Exercise aim
Please transcribe the data that follows without the pictures, keeping every word the same.

(Plotting code records)
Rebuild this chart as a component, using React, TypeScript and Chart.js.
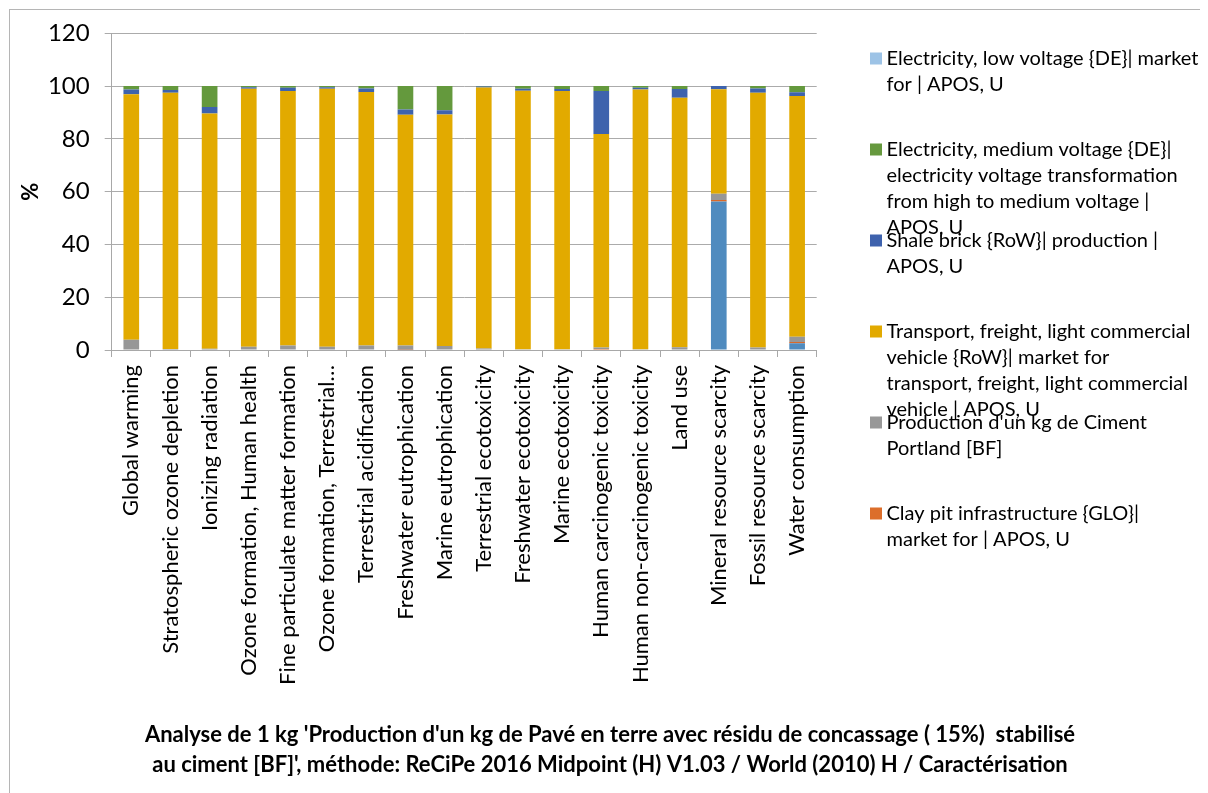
import React, { useEffect, useRef } from "react";
import { Chart, registerables } from "chart.js";

Chart.register(...registerables);

// Impact categories (x axis)
const categories = [
  "Global warming",
  "Stratospheric ozone depletion",
  "Ionizing radiation",
  "Ozone formation, Human health",
  "Fine particulate matter formation",
  "Ozone formation, Terrestrial…",
  "Terrestrial acidification",
  "Freshwater eutrophication",
  "Marine eutrophication",
  "Terrestrial ecotoxicity",
  "Freshwater ecotoxicity",
  "Marine ecotoxicity",
  "Human carcinogenic toxicity",
  "Human non-carcinogenic toxicity",
  "Land use",
  "Mineral resource scarcity",
  "Fossil resource scarcity",
  "Water consumption",
];

// Contributions in %, stacked bottom to top
const lowVoltage = [0, 0, 0, 0, 0, 0, 0, 0, 0, 0, 0, 0, 0, 0, 0, 56.3, 0, 2.6];
const clayPit = [0, 0, 0, 0, 0, 0, 0, 0.1, 0, 0.2, 0, 0, 0.4, 0, 0.2, 0.5, 0, 0.4];
const ciment = [3.9, 0.4, 0.5, 1.2, 1.7, 1.2, 1.7, 1.6, 1.5, 0.4, 0.3, 0.3, 0.5, 0.3, 0.8, 2.4, 0.9, 2.0];
const transport = [93.0, 97.1, 89.1, 97.8, 96.4, 97.8, 96.1, 87.4, 87.7, 98.9, 97.9, 97.8, 80.9, 98.4, 94.6, 39.6, 96.6, 91.2];
const shaleBrick = [1.8, 1.0, 2.5, 0.6, 1.3, 0.6, 1.3, 2.0, 1.6, 0.3, 0.8, 0.8, 16.3, 0.7, 3.3, 1.2, 1.6, 1.5];
const mediumVoltage = [1.3, 1.5, 7.9, 0.4, 0.6, 0.4, 0.9, 8.9, 9.2, 0.2, 1.0, 1.1, 1.9, 0.6, 1.1, 0, 0.9, 2.3];

// Series names, split into the lines shown in the legend
const seriesNameLines = [
  ["Electricity, low voltage {DE}| market", "for | APOS, U"],
  ["Clay pit infrastructure {GLO}|", "market for | APOS, U"],
  ["Production d'un kg de Ciment", "Portland [BF]"],
  [
    "Transport, freight, light commercial",
    "vehicle {RoW}| market for",
    "transport, freight, light commercial",
    "vehicle | APOS, U",
  ],
  ["Shale brick {RoW}| production |", "APOS, U"],
  [
    "Electricity, medium voltage {DE}|",
    "electricity voltage transformation",
    "from high to medium voltage |",
    "APOS, U",
  ],
];
const seriesValues = [lowVoltage, clayPit, ciment, transport, shaleBrick, mediumVoltage];
const barColors = ["#4F8BBF", "#D8692A", "#979797", "#E2AA00", "#3E63AD", "#64993D"];
const swatchColors = ["#9DC3E6", "#DC6E2B", "#989898", "#E2AA00", "#3E62AD", "#66993E"];
// legend lists series in this order (top to bottom)
const legendOrder = [0, 5, 4, 3, 2, 1];

const yTicks = [0, 20, 40, 60, 80, 100, 120];
const yAxisTitle = "%";
const titleLines = [
  "Analyse de 1 kg 'Production d'un kg de Pavé en terre avec résidu de concassage ( 15%)  stabilisé",
  "au ciment [BF]', méthode: ReCiPe 2016 Midpoint (H) V1.03 / World (2010) H / Caractérisation",
];

const FONT = "Lato, 'Open Sans', sans-serif";
const W = 1200;
const H = 785;

const decorations = {
  id: "decorations",
  afterDraw(chart: any) {
    const ctx: CanvasRenderingContext2D = chart.ctx;
    const area = chart.chartArea;
    ctx.save();

    // outer frame of the chart area (only top and left edges are inside the canvas)
    ctx.strokeStyle = "#B5B5B5";
    ctx.lineWidth = 1;
    ctx.strokeRect(1.5, 1.5, chart.width + 40, chart.height + 40);

    // y axis title
    ctx.save();
    ctx.translate(23, (area.top + area.bottom) / 2);
    ctx.rotate(-Math.PI / 2);
    ctx.font = `bold 22px ${FONT}`;
    ctx.fillStyle = "#000";
    ctx.textAlign = "center";
    ctx.textBaseline = "middle";
    ctx.fillText(yAxisTitle, 0, 0);
    ctx.restore();

    // legend
    ctx.font = `20px ${FONT}`;
    ctx.textAlign = "left";
    ctx.textBaseline = "middle";
    legendOrder.forEach((idx, i) => {
      const y0 = 50.5 + i * 91;
      ctx.fillStyle = swatchColors[idx];
      ctx.fillRect(862, y0 - 6, 12, 12);
      ctx.fillStyle = "#000";
      seriesNameLines[idx].forEach((ln, k) => ctx.fillText(ln, 878.5, y0 + k * 26));
    });

    // chart title
    ctx.font = `bold 22px ${FONT}`;
    ctx.textAlign = "center";
    ctx.fillStyle = "#000";
    titleLines.forEach((ln, k) => ctx.fillText(ln, 602, 727 + k * 30));

    ctx.restore();
  },
};

export default function App() {
  const canvasRef = useRef<HTMLCanvasElement | null>(null);

  useEffect(() => {
    // the chart fills the window; keep the page from scrolling
    const prevOverflow = document.body.style.overflow;
    document.body.style.overflow = "hidden";

    const canvas = canvasRef.current;
    if (!canvas) return;
    const chart = new Chart(canvas, {
      type: "bar",
      data: {
        labels: categories,
        datasets: seriesValues.map((vals, i) => ({
          label: seriesNameLines[i].join(" "),
          data: vals,
          backgroundColor: barColors[i],
          borderWidth: 0,
          categoryPercentage: 1,
          barPercentage: 0.4,
        })),
      },
      options: {
        animation: false,
        responsive: false,
        maintainAspectRatio: false,
        layout: { padding: { top: 25.3, right: 391.3, left: 0, bottom: 0 } },
        plugins: {
          legend: { display: false },
          title: { display: false },
          tooltip: { enabled: false },
        },
        scales: {
          x: {
            stacked: true,
            offset: true,
            grid: {
              display: true,
              offset: true,
              drawOnChartArea: false,
              drawTicks: true,
              tickLength: 7,
              color: "#A8A8A8",
              lineWidth: 1,
            },
            border: { display: true, color: "#A8A8A8", width: 1 },
            ticks: {
              autoSkip: false,
              minRotation: 90,
              maxRotation: 90,
              padding: 8,
              color: "#000",
              font: { family: FONT, size: 22 },
            },
            afterFit: (s: any) => {
              s.height = H - 342;
            },
          },
          y: {
            stacked: true,
            min: 0,
            max: 120,
            afterBuildTicks: (s: any) => {
              s.ticks = yTicks.map((v) => ({ value: v }));
            },
            grid: {
              color: "#ABABAB",
              lineWidth: 1,
              drawTicks: true,
              tickLength: 7,
            },
            border: { display: true, color: "#A8A8A8", width: 1 },
            ticks: {
              padding: 15,
              color: "#000",
              font: { family: FONT, size: 24 },
            },
            afterFit: (s: any) => {
              s.width = 103.7;
              s.paddingTop = 0;
              s.paddingBottom = 0;
            },
          },
        },
      },
      plugins: [decorations],
    });
    return () => {
      chart.destroy();
      document.body.style.overflow = prevOverflow;
    };
  }, []);

  return (
    <div style={{ width: W, height: H }}>
      <canvas ref={canvasRef} width={W} height={H} style={{ width: W, height: H, display: "block" }} />
    </div>
  );
}
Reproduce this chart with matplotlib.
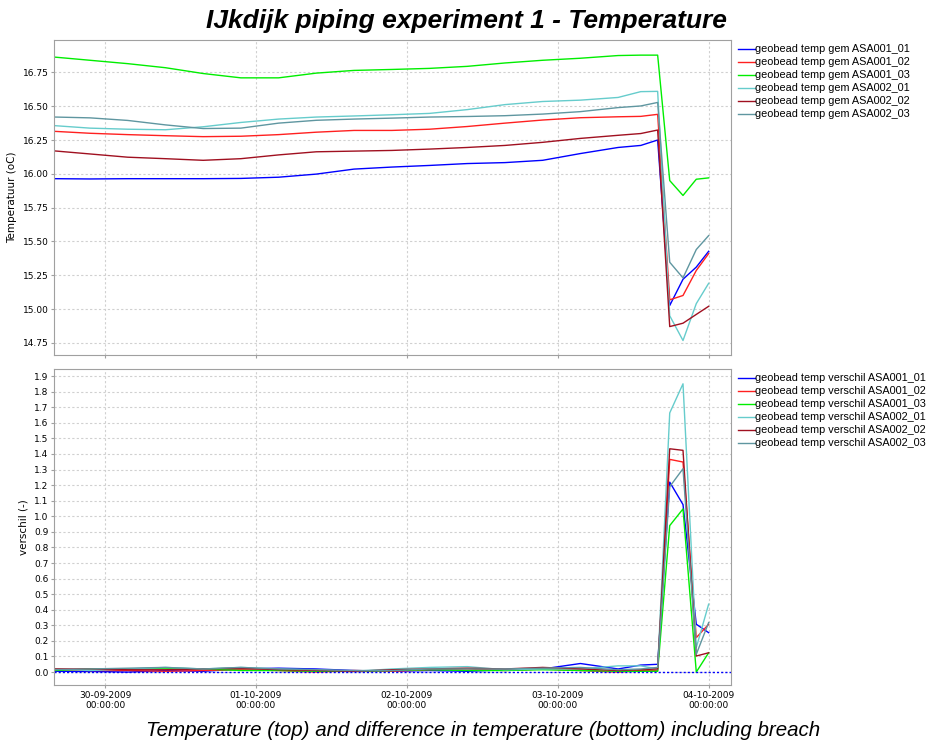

Solution for this task
Rebuild this chart as a component, using React, TypeScript and Chart.js.
import React, { useEffect, useRef } from "react";
import { Chart, registerables } from "chart.js";

Chart.register(...registerables);

// Impact categories (x axis)
const categories = [
  "Global warming",
  "Stratospheric ozone depletion",
  "Ionizing radiation",
  "Ozone formation, Human health",
  "Fine particulate matter formation",
  "Ozone formation, Terrestrial…",
  "Terrestrial acidification",
  "Freshwater eutrophication",
  "Marine eutrophication",
  "Terrestrial ecotoxicity",
  "Freshwater ecotoxicity",
  "Marine ecotoxicity",
  "Human carcinogenic toxicity",
  "Human non-carcinogenic toxicity",
  "Land use",
  "Mineral resource scarcity",
  "Fossil resource scarcity",
  "Water consumption",
];

// Contributions in %, stacked bottom to top
const lowVoltage = [0, 0, 0, 0, 0, 0, 0, 0, 0, 0, 0, 0, 0, 0, 0, 56.3, 0, 2.6];
const clayPit = [0, 0, 0, 0, 0, 0, 0, 0.1, 0, 0.2, 0, 0, 0.4, 0, 0.2, 0.5, 0, 0.4];
const ciment = [3.9, 0.4, 0.5, 1.2, 1.7, 1.2, 1.7, 1.6, 1.5, 0.4, 0.3, 0.3, 0.5, 0.3, 0.8, 2.4, 0.9, 2.0];
const transport = [93.0, 97.1, 89.1, 97.8, 96.4, 97.8, 96.1, 87.4, 87.7, 98.9, 97.9, 97.8, 80.9, 98.4, 94.6, 39.6, 96.6, 91.2];
const shaleBrick = [1.8, 1.0, 2.5, 0.6, 1.3, 0.6, 1.3, 2.0, 1.6, 0.3, 0.8, 0.8, 16.3, 0.7, 3.3, 1.2, 1.6, 1.5];
const mediumVoltage = [1.3, 1.5, 7.9, 0.4, 0.6, 0.4, 0.9, 8.9, 9.2, 0.2, 1.0, 1.1, 1.9, 0.6, 1.1, 0, 0.9, 2.3];

// Series names, split into the lines shown in the legend
const seriesNameLines = [
  ["Electricity, low voltage {DE}| market", "for | APOS, U"],
  ["Clay pit infrastructure {GLO}|", "market for | APOS, U"],
  ["Production d'un kg de Ciment", "Portland [BF]"],
  [
    "Transport, freight, light commercial",
    "vehicle {RoW}| market for",
    "transport, freight, light commercial",
    "vehicle | APOS, U",
  ],
  ["Shale brick {RoW}| production |", "APOS, U"],
  [
    "Electricity, medium voltage {DE}|",
    "electricity voltage transformation",
    "from high to medium voltage |",
    "APOS, U",
  ],
];
const seriesValues = [lowVoltage, clayPit, ciment, transport, shaleBrick, mediumVoltage];
const barColors = ["#4F8BBF", "#D8692A", "#979797", "#E2AA00", "#3E63AD", "#64993D"];
const swatchColors = ["#9DC3E6", "#DC6E2B", "#989898", "#E2AA00", "#3E62AD", "#66993E"];
// legend lists series in this order (top to bottom)
const legendOrder = [0, 5, 4, 3, 2, 1];

const yTicks = [0, 20, 40, 60, 80, 100, 120];
const yAxisTitle = "%";
const titleLines = [
  "Analyse de 1 kg 'Production d'un kg de Pavé en terre avec résidu de concassage ( 15%)  stabilisé",
  "au ciment [BF]', méthode: ReCiPe 2016 Midpoint (H) V1.03 / World (2010) H / Caractérisation",
];

const FONT = "Lato, 'Open Sans', sans-serif";
const W = 1200;
const H = 785;

const decorations = {
  id: "decorations",
  afterDraw(chart: any) {
    const ctx: CanvasRenderingContext2D = chart.ctx;
    const area = chart.chartArea;
    ctx.save();

    // outer frame of the chart area (only top and left edges are inside the canvas)
    ctx.strokeStyle = "#B5B5B5";
    ctx.lineWidth = 1;
    ctx.strokeRect(1.5, 1.5, chart.width + 40, chart.height + 40);

    // y axis title
    ctx.save();
    ctx.translate(23, (area.top + area.bottom) / 2);
    ctx.rotate(-Math.PI / 2);
    ctx.font = `bold 22px ${FONT}`;
    ctx.fillStyle = "#000";
    ctx.textAlign = "center";
    ctx.textBaseline = "middle";
    ctx.fillText(yAxisTitle, 0, 0);
    ctx.restore();

    // legend
    ctx.font = `20px ${FONT}`;
    ctx.textAlign = "left";
    ctx.textBaseline = "middle";
    legendOrder.forEach((idx, i) => {
      const y0 = 50.5 + i * 91;
      ctx.fillStyle = swatchColors[idx];
      ctx.fillRect(862, y0 - 6, 12, 12);
      ctx.fillStyle = "#000";
      seriesNameLines[idx].forEach((ln, k) => ctx.fillText(ln, 878.5, y0 + k * 26));
    });

    // chart title
    ctx.font = `bold 22px ${FONT}`;
    ctx.textAlign = "center";
    ctx.fillStyle = "#000";
    titleLines.forEach((ln, k) => ctx.fillText(ln, 602, 727 + k * 30));

    ctx.restore();
  },
};

export default function App() {
  const canvasRef = useRef<HTMLCanvasElement | null>(null);

  useEffect(() => {
    // the chart fills the window; keep the page from scrolling
    const prevOverflow = document.body.style.overflow;
    document.body.style.overflow = "hidden";

    const canvas = canvasRef.current;
    if (!canvas) return;
    const chart = new Chart(canvas, {
      type: "bar",
      data: {
        labels: categories,
        datasets: seriesValues.map((vals, i) => ({
          label: seriesNameLines[i].join(" "),
          data: vals,
          backgroundColor: barColors[i],
          borderWidth: 0,
          categoryPercentage: 1,
          barPercentage: 0.4,
        })),
      },
      options: {
        animation: false,
        responsive: false,
        maintainAspectRatio: false,
        layout: { padding: { top: 25.3, right: 391.3, left: 0, bottom: 0 } },
        plugins: {
          legend: { display: false },
          title: { display: false },
          tooltip: { enabled: false },
        },
        scales: {
          x: {
            stacked: true,
            offset: true,
            grid: {
              display: true,
              offset: true,
              drawOnChartArea: false,
              drawTicks: true,
              tickLength: 7,
              color: "#A8A8A8",
              lineWidth: 1,
            },
            border: { display: true, color: "#A8A8A8", width: 1 },
            ticks: {
              autoSkip: false,
              minRotation: 90,
              maxRotation: 90,
              padding: 8,
              color: "#000",
              font: { family: FONT, size: 22 },
            },
            afterFit: (s: any) => {
              s.height = H - 342;
            },
          },
          y: {
            stacked: true,
            min: 0,
            max: 120,
            afterBuildTicks: (s: any) => {
              s.ticks = yTicks.map((v) => ({ value: v }));
            },
            grid: {
              color: "#ABABAB",
              lineWidth: 1,
              drawTicks: true,
              tickLength: 7,
            },
            border: { display: true, color: "#A8A8A8", width: 1 },
            ticks: {
              padding: 15,
              color: "#000",
              font: { family: FONT, size: 24 },
            },
            afterFit: (s: any) => {
              s.width = 103.7;
              s.paddingTop = 0;
              s.paddingBottom = 0;
            },
          },
        },
      },
      plugins: [decorations],
    });
    return () => {
      chart.destroy();
      document.body.style.overflow = prevOverflow;
    };
  }, []);

  return (
    <div style={{ width: W, height: H }}>
      <canvas ref={canvasRef} width={W} height={H} style={{ width: W, height: H, display: "block" }} />
    </div>
  );
}
Reproduce this chart with matplotlib.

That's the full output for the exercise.